Automatic postediting at GSoC 2018

From Apertium
Jump to navigation Jump to search

Related links

Idea description

Proposal for GSoC 2018

https://github.com/deltamachine/naive-automatic-postediting

Workplan

Week Dates To do
1 14th May — 20th May Find and download needed Russian - Ukranian and Russian - Belarusian corpora, write scripts for preprocessing the data.
2 21th May - 27th May Learn to use bicleaner (https://github.com/sortiz/bicleaner), train ru-uk classifier, preprocess OpenSubtitles corpora, filter out loose translations.
3 28th May — 3rd June Continue to prepare Russian - Ukranian parallel corpus from OpenSubtitles, refactore the old apply_postedits.py code, make the old code work faster.
4 4th June — 10th June Work on the old code, start to extract triplets.
First evaluation, 11th June - 15th June
5 11th June — 17th June
6 18th Jule — 24th July
7 25th July — 1st July
8 2nd July — 8th July
Second evaluation, 9th July - 13th July
9 9th July — 15th July
10 16th July — 22th July
11 23rd July — 29th July
12 30th August — 5th August
Final evaluation, 6th August - 14th August


Progress notes

Data preparation

Russian - Belarusian

  • Mediawiki: 2059 sentences - source, Apertium translated and postedited by humans (only bel -> rus)
  • Tatoeba: 1762 sentences: source, target and both ways Apertium translated (bel -> rus, rus -> bel)

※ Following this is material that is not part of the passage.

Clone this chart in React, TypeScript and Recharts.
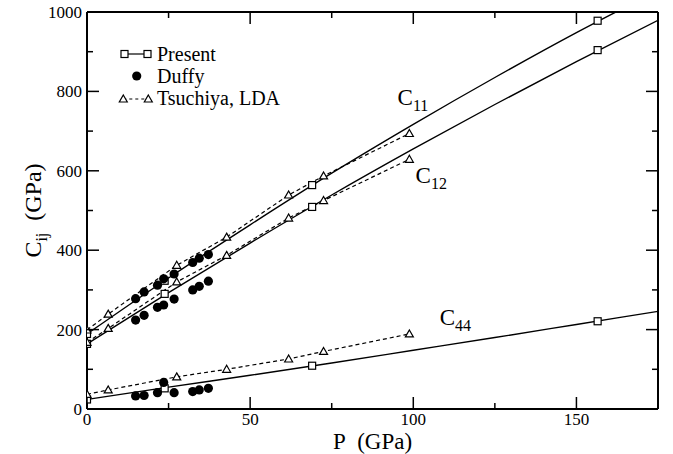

Total amount of sentences: 3821.

Russian - Ukranian

  • Tatoeba: 6463 sentences - source, target and both ways Apertium translated (ukr -> rus, rus -> ukr)
  • OpenSubtitles: 2000 manually filtered and corrected source - target pairs from OpenSubtitles2018 corpora preprocessed with bicleaner + both ways Apertium translations (ukr -> rus, rus -> ukr).

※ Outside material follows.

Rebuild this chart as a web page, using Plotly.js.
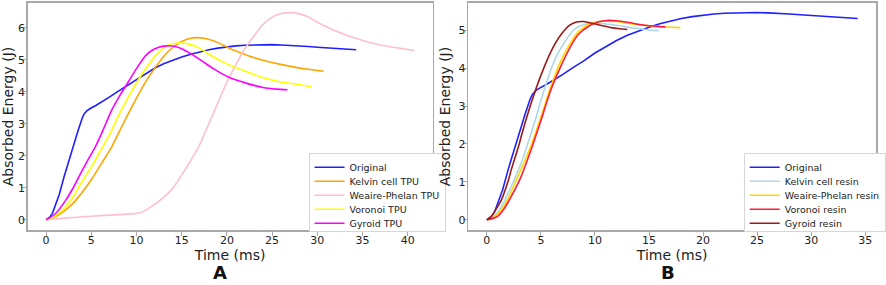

Total amount of sentences: 8463.

Code refactoring

Two old scripts, learn_postedits.py and apply_postedits.py were refactored. Also now both scripts work approximately 10 times faster: now scripts collect all subsegments in one large file and translate/analyze the whole file. Instead of calling Apertium few times for every subsegment, now it is called only two times (for translating and for analyzing) for all subsegments of a sentence.

Operations extraction

There were three attempts to extract postediting operations for each language pair: with threshold = 0.8 and -m, -M = (1, 3). In fact, results are not very meaningful: the reason might lie in problems in learn_postedits.py and in the method itself (but it should be checked carefully).